所有这些标准都包含在后面的内容当中,有时甚至会出现在截然不同的语境中。例如,“正念”涵盖了我们作出良好的个人决策所需的细节,以及我们作为整体达成共识所需采取的思维方式。
其他研究者也制定了类似的标准清单。作为整个领域发展的基础的第一个标准,是约翰·霍兰德在 1994年的演讲《化繁为简》中提出的。除了媒介之间的非线性相互作用之外,霍兰德认为,作为一个整体的群体还需要:
聚集:个体媒介需要通过某种方式联系在一起。
流动:群体内的媒介之间必须传递一些东西,可以是信息,也可以是更物质的东西。
多样性:并非是必要条件,但往往是一个非常有用的条件。个体媒介还需要有一些特定的能力:
它们应该能够识别其他个体并能够作出回应。
在某种程度上,它们应该能够预测一个特定行动可能产生的效果。如果是细菌,那么这种“预测”可能只是一种相当于“如果顺着这个化学梯度一直向上游,我就可以寻找到食物”的本能;如果是鱼群中的一条鱼,这种“预测”则可能相当于“靠边游可能不是一个好主意”这样的概念,因为这可能会使自己与相邻的鱼发生碰撞。

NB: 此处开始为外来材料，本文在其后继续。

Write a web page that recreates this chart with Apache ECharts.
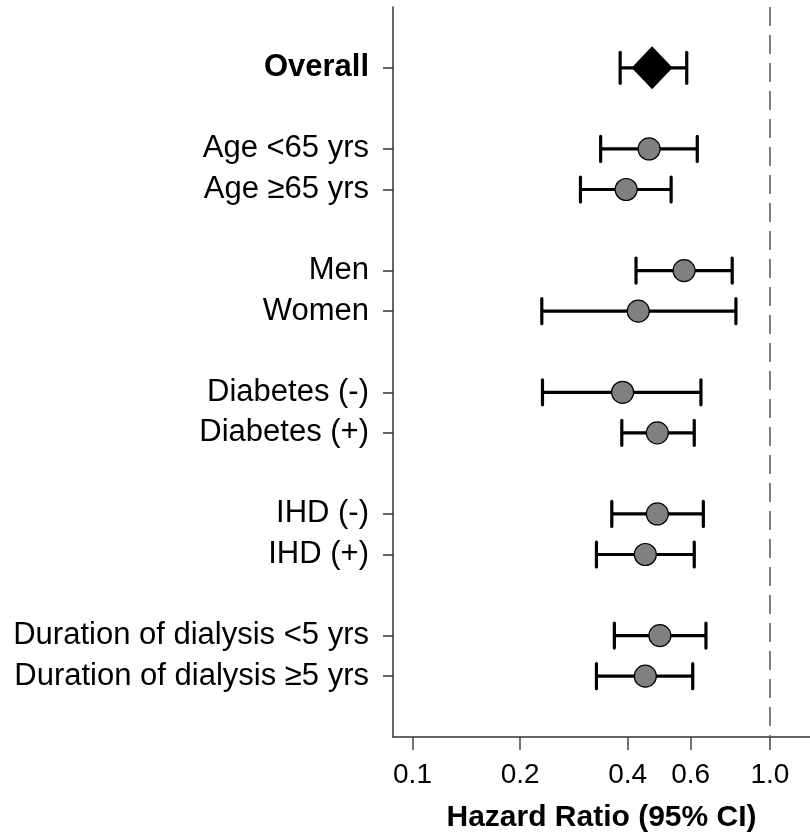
<!DOCTYPE html>
<html>
<head>
<meta charset="utf-8">
<script src="https://cdn.jsdelivr.net/npm/echarts@6/dist/echarts.min.js"></script>
<style>html,body{margin:0;padding:0;background:#fff}#c{width:810px;height:833px}</style>
</head>
<body>
<div id="c"></div>
<script>
// ---- data ----
var groups = [1, 2, 2, 2, 2, 2];
var labels = ['Overall', 'Age <65 yrs', 'Age \u226565 yrs', 'Men', 'Women',
  'Diabetes (-)', 'Diabetes (+)', 'IHD (-)', 'IHD (+)',
  'Duration of dialysis <5 yrs', 'Duration of dialysis \u22655 yrs'];
var hr    = [0.468, 0.459, 0.396, 0.575, 0.428, 0.387, 0.484, 0.484, 0.448, 0.492, 0.448];
var lower = [0.381, 0.336, 0.295, 0.422, 0.230, 0.231, 0.385, 0.361, 0.327, 0.367, 0.327];
var upper = [0.585, 0.626, 0.529, 0.784, 0.803, 0.641, 0.614, 0.651, 0.614, 0.662, 0.608];
var xTicks = [0.1, 0.2, 0.4, 0.6, 1.0];
var xMin = 0.0882, xMax = 1.294;
var refValue = 1.0;

// ---- build categories with spacer rows ----
var categories = ['_gap0'];
var rowIndex = [];
var k = 0;
groups.forEach(function (n, gi) {
  for (var i = 0; i < n; i++) { rowIndex.push(categories.length); categories.push(labels[k++]); }
  categories.push('_gap' + (gi + 1));
});
var L = Math.log10;
var ci = labels.map(function (lab, i) { return [rowIndex[i], L(lower[i]), L(upper[i]), i === 0 ? 1 : 0]; });
var pts = labels.map(function (lab, i) { return [L(hr[i]), rowIndex[i]]; }).slice(1);
var overallPt = [[L(hr[0]), rowIndex[0]]];

var chart = echarts.init(document.getElementById('c'), null, { renderer: 'canvas' });
var FONT = '"Liberation Sans", Arial, sans-serif';
chart.setOption({
  animation: false,
  backgroundColor: '#fff',
  grid: { left: 393, right: 0, top: 7, bottom: 96, containLabel: false, outerBoundsMode: 'none' },
  xAxis: {
    type: 'value',
    min: L(xMin), max: L(xMax),
    name: 'Hazard Ratio (95% CI)',
    nameLocation: 'middle',
    nameGap: 66,
    nameTextStyle: { fontFamily: FONT, fontSize: 30, fontWeight: 'bold', color: '#000' },
    axisLine: { show: true, onZero: false, lineStyle: { color: '#333', width: 1.5 } },
    axisTick: { show: true, length: 13, lineStyle: { color: '#444', width: 1.5 },
      customValues: xTicks.map(L) },
    axisLabel: { fontFamily: FONT, fontSize: 28, color: '#000', margin: 24,
      customValues: xTicks.map(L),
      formatter: function (v) { return Math.pow(10, v).toFixed(1); } },
    splitLine: { show: false }
  },
  yAxis: {
    type: 'category',
    data: categories,
    inverse: true,
    axisLine: { show: true, onZero: false, lineStyle: { color: '#333', width: 1.5 } },
    axisTick: { show: true, alignWithLabel: true, length: 10,
      lineStyle: { color: '#333', width: 1.5 },
      interval: function (idx, val) { return String(val).indexOf('_gap') !== 0; } },
    axisLabel: {
      interval: 0, margin: 24, fontFamily: FONT, fontSize: 31, color: '#000',
      formatter: function (v) {
        if (String(v).indexOf('_gap') === 0) return '';
        if (v === 'Overall') return '{b|' + v + '}';
        return v;
      },
      rich: { b: { fontFamily: FONT, fontSize: 31, fontWeight: 'bold', color: '#000' } }
    },
    splitLine: { show: false }
  },
  series: [
    {
      type: 'custom',
      data: ci,
      encode: { y: 0, x: [1, 2] },
      renderItem: function (params, api) {
        var a = api.coord([api.value(1), api.value(0)]);
        var b = api.coord([api.value(2), api.value(0)]);
        var h = api.value(3) ? 15.5 : 12.5;
        var st = { stroke: '#000', lineWidth: 3.2, lineCap: 'round' };
        return { type: 'group', children: [
          { type: 'line', shape: { x1: a[0], y1: a[1], x2: b[0], y2: b[1] }, style: { stroke: '#000', lineWidth: 3.2 } },
          { type: 'line', shape: { x1: a[0], y1: a[1] - h, x2: a[0], y2: a[1] + h }, style: st },
          { type: 'line', shape: { x1: b[0], y1: b[1] - h, x2: b[0], y2: b[1] + h }, style: st }
        ] };
      },
      z: 2
    },
    {
      type: 'scatter',
      data: pts,
      symbol: 'circle',
      symbolSize: 22,
      itemStyle: { color: '#808080', borderColor: '#000', borderWidth: 1.2, opacity: 1 },
      markLine: {
        silent: true, symbol: 'none', label: { show: false },
        lineStyle: { color: '#555', width: 1.5, type: [19, 9] },
        data: [{ xAxis: L(refValue) }]
      },
      z: 3
    },
    {
      type: 'scatter',
      data: overallPt,
      symbol: 'diamond',
      symbolSize: [41, 43],
      itemStyle: { color: '#000', opacity: 1 },
      z: 3
    }
  ]
});
</script>
</body>
</html>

它们应该像拥有内在的图像(要么通过学习获得,要么通过硬性连接获得)一样行动,将它们的感官经验同以往的经验联系起来,当相关经验发生时,用来引导它们的行为。动物行为专家大卫·桑普特(David Sumpter)提出了一份与社会性动物的共识行为尤为相关的、略有不同的清单。桑普特的标准如下:
个体可变性:群体中的所有动物都以同样的方式作出回应,这有时是一种优势,但也可能会导致灾难。例如,如果蜂群总是在同一个地方收集同一种食物,那么群体的营养需求(范畴)可能无法得到满足。